GIVEN EXERCISE - Give the material once more, word for word, without any images.

INFORMATION PROVIDED -
- - - -
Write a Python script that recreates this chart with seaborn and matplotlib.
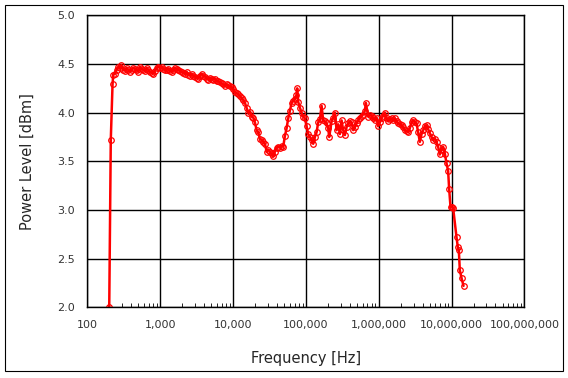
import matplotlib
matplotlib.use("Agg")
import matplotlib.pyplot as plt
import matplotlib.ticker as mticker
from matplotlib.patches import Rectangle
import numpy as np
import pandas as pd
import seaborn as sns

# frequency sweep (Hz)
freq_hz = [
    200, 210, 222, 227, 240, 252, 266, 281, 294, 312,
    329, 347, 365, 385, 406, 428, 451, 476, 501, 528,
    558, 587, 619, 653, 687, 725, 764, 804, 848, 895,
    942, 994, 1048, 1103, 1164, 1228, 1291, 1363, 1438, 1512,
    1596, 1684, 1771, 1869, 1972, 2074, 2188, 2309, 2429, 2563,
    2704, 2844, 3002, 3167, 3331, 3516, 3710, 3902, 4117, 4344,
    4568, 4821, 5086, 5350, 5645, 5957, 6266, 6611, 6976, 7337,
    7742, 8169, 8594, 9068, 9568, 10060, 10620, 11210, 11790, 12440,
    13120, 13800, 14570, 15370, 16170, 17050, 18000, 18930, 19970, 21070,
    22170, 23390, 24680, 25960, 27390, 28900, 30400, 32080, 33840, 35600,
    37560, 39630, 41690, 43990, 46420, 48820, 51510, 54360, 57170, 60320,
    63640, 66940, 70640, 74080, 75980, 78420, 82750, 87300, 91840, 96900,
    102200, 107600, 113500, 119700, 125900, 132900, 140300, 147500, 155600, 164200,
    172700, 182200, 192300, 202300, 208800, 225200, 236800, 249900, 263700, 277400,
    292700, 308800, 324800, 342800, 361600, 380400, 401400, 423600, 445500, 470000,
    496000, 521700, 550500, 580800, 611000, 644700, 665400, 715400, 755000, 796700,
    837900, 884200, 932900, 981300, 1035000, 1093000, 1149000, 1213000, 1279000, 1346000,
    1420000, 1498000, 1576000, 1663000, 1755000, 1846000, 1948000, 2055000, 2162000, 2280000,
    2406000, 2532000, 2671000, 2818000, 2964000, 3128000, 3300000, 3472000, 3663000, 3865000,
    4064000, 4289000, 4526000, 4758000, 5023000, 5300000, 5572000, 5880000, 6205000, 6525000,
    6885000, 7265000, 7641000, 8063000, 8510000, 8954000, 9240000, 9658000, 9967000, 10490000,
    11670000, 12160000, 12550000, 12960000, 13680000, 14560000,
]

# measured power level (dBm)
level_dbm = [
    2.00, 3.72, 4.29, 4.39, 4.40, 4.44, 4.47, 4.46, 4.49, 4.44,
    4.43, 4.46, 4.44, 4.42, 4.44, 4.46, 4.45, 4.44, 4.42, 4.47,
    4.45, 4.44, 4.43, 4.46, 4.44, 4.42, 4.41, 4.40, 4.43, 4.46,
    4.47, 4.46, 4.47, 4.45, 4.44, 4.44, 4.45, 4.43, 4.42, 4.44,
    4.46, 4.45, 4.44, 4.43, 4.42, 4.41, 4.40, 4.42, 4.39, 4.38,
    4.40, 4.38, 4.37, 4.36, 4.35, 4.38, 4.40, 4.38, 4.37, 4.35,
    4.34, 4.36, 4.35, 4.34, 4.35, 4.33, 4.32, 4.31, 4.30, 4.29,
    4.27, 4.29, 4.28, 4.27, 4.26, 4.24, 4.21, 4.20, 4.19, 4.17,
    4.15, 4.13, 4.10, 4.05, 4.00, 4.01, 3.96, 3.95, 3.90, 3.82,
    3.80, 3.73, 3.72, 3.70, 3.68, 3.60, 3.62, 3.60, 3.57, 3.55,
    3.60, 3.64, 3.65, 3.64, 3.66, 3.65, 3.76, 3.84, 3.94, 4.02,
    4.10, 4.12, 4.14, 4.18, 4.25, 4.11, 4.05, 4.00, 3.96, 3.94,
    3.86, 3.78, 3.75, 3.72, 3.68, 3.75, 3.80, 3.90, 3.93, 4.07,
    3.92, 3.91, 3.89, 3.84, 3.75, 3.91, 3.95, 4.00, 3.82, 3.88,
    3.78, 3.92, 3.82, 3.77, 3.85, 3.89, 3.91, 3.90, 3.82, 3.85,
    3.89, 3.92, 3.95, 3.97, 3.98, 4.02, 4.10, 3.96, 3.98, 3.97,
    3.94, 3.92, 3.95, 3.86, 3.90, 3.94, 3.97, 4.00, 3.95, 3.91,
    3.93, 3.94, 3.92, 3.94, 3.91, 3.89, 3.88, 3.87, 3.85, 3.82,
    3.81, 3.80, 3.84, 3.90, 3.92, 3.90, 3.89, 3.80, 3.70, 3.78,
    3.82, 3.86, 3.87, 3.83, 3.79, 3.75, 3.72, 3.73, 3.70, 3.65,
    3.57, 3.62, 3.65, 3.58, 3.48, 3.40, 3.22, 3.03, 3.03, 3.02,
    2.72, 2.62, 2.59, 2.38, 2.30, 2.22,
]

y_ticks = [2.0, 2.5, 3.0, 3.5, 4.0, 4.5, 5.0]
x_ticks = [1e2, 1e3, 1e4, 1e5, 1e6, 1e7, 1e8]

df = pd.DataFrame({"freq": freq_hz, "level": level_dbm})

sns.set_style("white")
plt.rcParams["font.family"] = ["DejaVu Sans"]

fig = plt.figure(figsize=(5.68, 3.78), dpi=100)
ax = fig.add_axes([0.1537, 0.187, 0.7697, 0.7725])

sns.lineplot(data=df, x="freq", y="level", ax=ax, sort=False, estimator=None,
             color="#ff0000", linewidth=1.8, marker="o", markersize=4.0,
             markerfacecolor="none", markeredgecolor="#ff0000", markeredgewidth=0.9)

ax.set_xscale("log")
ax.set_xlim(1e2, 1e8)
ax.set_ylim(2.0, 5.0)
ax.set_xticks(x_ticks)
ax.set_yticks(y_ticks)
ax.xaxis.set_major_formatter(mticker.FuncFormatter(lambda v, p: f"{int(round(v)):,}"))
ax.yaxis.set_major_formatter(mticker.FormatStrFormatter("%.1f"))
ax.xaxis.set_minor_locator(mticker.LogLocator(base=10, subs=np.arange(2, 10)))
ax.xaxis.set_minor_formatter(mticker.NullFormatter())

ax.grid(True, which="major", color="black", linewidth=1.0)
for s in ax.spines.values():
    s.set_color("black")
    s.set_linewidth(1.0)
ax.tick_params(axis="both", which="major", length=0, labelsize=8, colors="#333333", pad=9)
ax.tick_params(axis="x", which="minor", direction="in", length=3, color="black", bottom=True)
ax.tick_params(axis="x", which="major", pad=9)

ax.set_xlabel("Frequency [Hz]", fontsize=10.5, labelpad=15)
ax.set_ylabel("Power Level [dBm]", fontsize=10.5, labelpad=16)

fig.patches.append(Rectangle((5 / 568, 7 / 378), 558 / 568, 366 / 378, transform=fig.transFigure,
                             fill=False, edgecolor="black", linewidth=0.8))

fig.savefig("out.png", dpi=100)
- - - -
EXERCISE RESULT -
Write a Python script that recreates this chart with seaborn and matplotlib.
import matplotlib
matplotlib.use("Agg")
import matplotlib.pyplot as plt
import matplotlib.ticker as mticker
from matplotlib.patches import Rectangle
import numpy as np
import pandas as pd
import seaborn as sns

# frequency sweep (Hz)
freq_hz = [
    200, 210, 222, 227, 240, 252, 266, 281, 294, 312,
    329, 347, 365, 385, 406, 428, 451, 476, 501, 528,
    558, 587, 619, 653, 687, 725, 764, 804, 848, 895,
    942, 994, 1048, 1103, 1164, 1228, 1291, 1363, 1438, 1512,
    1596, 1684, 1771, 1869, 1972, 2074, 2188, 2309, 2429, 2563,
    2704, 2844, 3002, 3167, 3331, 3516, 3710, 3902, 4117, 4344,
    4568, 4821, 5086, 5350, 5645, 5957, 6266, 6611, 6976, 7337,
    7742, 8169, 8594, 9068, 9568, 10060, 10620, 11210, 11790, 12440,
    13120, 13800, 14570, 15370, 16170, 17050, 18000, 18930, 19970, 21070,
    22170, 23390, 24680, 25960, 27390, 28900, 30400, 32080, 33840, 35600,
    37560, 39630, 41690, 43990, 46420, 48820, 51510, 54360, 57170, 60320,
    63640, 66940, 70640, 74080, 75980, 78420, 82750, 87300, 91840, 96900,
    102200, 107600, 113500, 119700, 125900, 132900, 140300, 147500, 155600, 164200,
    172700, 182200, 192300, 202300, 208800, 225200, 236800, 249900, 263700, 277400,
    292700, 308800, 324800, 342800, 361600, 380400, 401400, 423600, 445500, 470000,
    496000, 521700, 550500, 580800, 611000, 644700, 665400, 715400, 755000, 796700,
    837900, 884200, 932900, 981300, 1035000, 1093000, 1149000, 1213000, 1279000, 1346000,
    1420000, 1498000, 1576000, 1663000, 1755000, 1846000, 1948000, 2055000, 2162000, 2280000,
    2406000, 2532000, 2671000, 2818000, 2964000, 3128000, 3300000, 3472000, 3663000, 3865000,
    4064000, 4289000, 4526000, 4758000, 5023000, 5300000, 5572000, 5880000, 6205000, 6525000,
    6885000, 7265000, 7641000, 8063000, 8510000, 8954000, 9240000, 9658000, 9967000, 10490000,
    11670000, 12160000, 12550000, 12960000, 13680000, 14560000,
]

# measured power level (dBm)
level_dbm = [
    2.00, 3.72, 4.29, 4.39, 4.40, 4.44, 4.47, 4.46, 4.49, 4.44,
    4.43, 4.46, 4.44, 4.42, 4.44, 4.46, 4.45, 4.44, 4.42, 4.47,
    4.45, 4.44, 4.43, 4.46, 4.44, 4.42, 4.41, 4.40, 4.43, 4.46,
    4.47, 4.46, 4.47, 4.45, 4.44, 4.44, 4.45, 4.43, 4.42, 4.44,
    4.46, 4.45, 4.44, 4.43, 4.42, 4.41, 4.40, 4.42, 4.39, 4.38,
    4.40, 4.38, 4.37, 4.36, 4.35, 4.38, 4.40, 4.38, 4.37, 4.35,
    4.34, 4.36, 4.35, 4.34, 4.35, 4.33, 4.32, 4.31, 4.30, 4.29,
    4.27, 4.29, 4.28, 4.27, 4.26, 4.24, 4.21, 4.20, 4.19, 4.17,
    4.15, 4.13, 4.10, 4.05, 4.00, 4.01, 3.96, 3.95, 3.90, 3.82,
    3.80, 3.73, 3.72, 3.70, 3.68, 3.60, 3.62, 3.60, 3.57, 3.55,
    3.60, 3.64, 3.65, 3.64, 3.66, 3.65, 3.76, 3.84, 3.94, 4.02,
    4.10, 4.12, 4.14, 4.18, 4.25, 4.11, 4.05, 4.00, 3.96, 3.94,
    3.86, 3.78, 3.75, 3.72, 3.68, 3.75, 3.80, 3.90, 3.93, 4.07,
    3.92, 3.91, 3.89, 3.84, 3.75, 3.91, 3.95, 4.00, 3.82, 3.88,
    3.78, 3.92, 3.82, 3.77, 3.85, 3.89, 3.91, 3.90, 3.82, 3.85,
    3.89, 3.92, 3.95, 3.97, 3.98, 4.02, 4.10, 3.96, 3.98, 3.97,
    3.94, 3.92, 3.95, 3.86, 3.90, 3.94, 3.97, 4.00, 3.95, 3.91,
    3.93, 3.94, 3.92, 3.94, 3.91, 3.89, 3.88, 3.87, 3.85, 3.82,
    3.81, 3.80, 3.84, 3.90, 3.92, 3.90, 3.89, 3.80, 3.70, 3.78,
    3.82, 3.86, 3.87, 3.83, 3.79, 3.75, 3.72, 3.73, 3.70, 3.65,
    3.57, 3.62, 3.65, 3.58, 3.48, 3.40, 3.22, 3.03, 3.03, 3.02,
    2.72, 2.62, 2.59, 2.38, 2.30, 2.22,
]

y_ticks = [2.0, 2.5, 3.0, 3.5, 4.0, 4.5, 5.0]
x_ticks = [1e2, 1e3, 1e4, 1e5, 1e6, 1e7, 1e8]

df = pd.DataFrame({"freq": freq_hz, "level": level_dbm})

sns.set_style("white")
plt.rcParams["font.family"] = ["DejaVu Sans"]

fig = plt.figure(figsize=(5.68, 3.78), dpi=100)
ax = fig.add_axes([0.1537, 0.187, 0.7697, 0.7725])

sns.lineplot(data=df, x="freq", y="level", ax=ax, sort=False, estimator=None,
             color="#ff0000", linewidth=1.8, marker="o", markersize=4.0,
             markerfacecolor="none", markeredgecolor="#ff0000", markeredgewidth=0.9)

ax.set_xscale("log")
ax.set_xlim(1e2, 1e8)
ax.set_ylim(2.0, 5.0)
ax.set_xticks(x_ticks)
ax.set_yticks(y_ticks)
ax.xaxis.set_major_formatter(mticker.FuncFormatter(lambda v, p: f"{int(round(v)):,}"))
ax.yaxis.set_major_formatter(mticker.FormatStrFormatter("%.1f"))
ax.xaxis.set_minor_locator(mticker.LogLocator(base=10, subs=np.arange(2, 10)))
ax.xaxis.set_minor_formatter(mticker.NullFormatter())

ax.grid(True, which="major", color="black", linewidth=1.0)
for s in ax.spines.values():
    s.set_color("black")
    s.set_linewidth(1.0)
ax.tick_params(axis="both", which="major", length=0, labelsize=8, colors="#333333", pad=9)
ax.tick_params(axis="x", which="minor", direction="in", length=3, color="black", bottom=True)
ax.tick_params(axis="x", which="major", pad=9)

ax.set_xlabel("Frequency [Hz]", fontsize=10.5, labelpad=15)
ax.set_ylabel("Power Level [dBm]", fontsize=10.5, labelpad=16)

fig.patches.append(Rectangle((5 / 568, 7 / 378), 558 / 568, 366 / 378, transform=fig.transFigure,
                             fill=False, edgecolor="black", linewidth=0.8))

fig.savefig("out.png", dpi=100)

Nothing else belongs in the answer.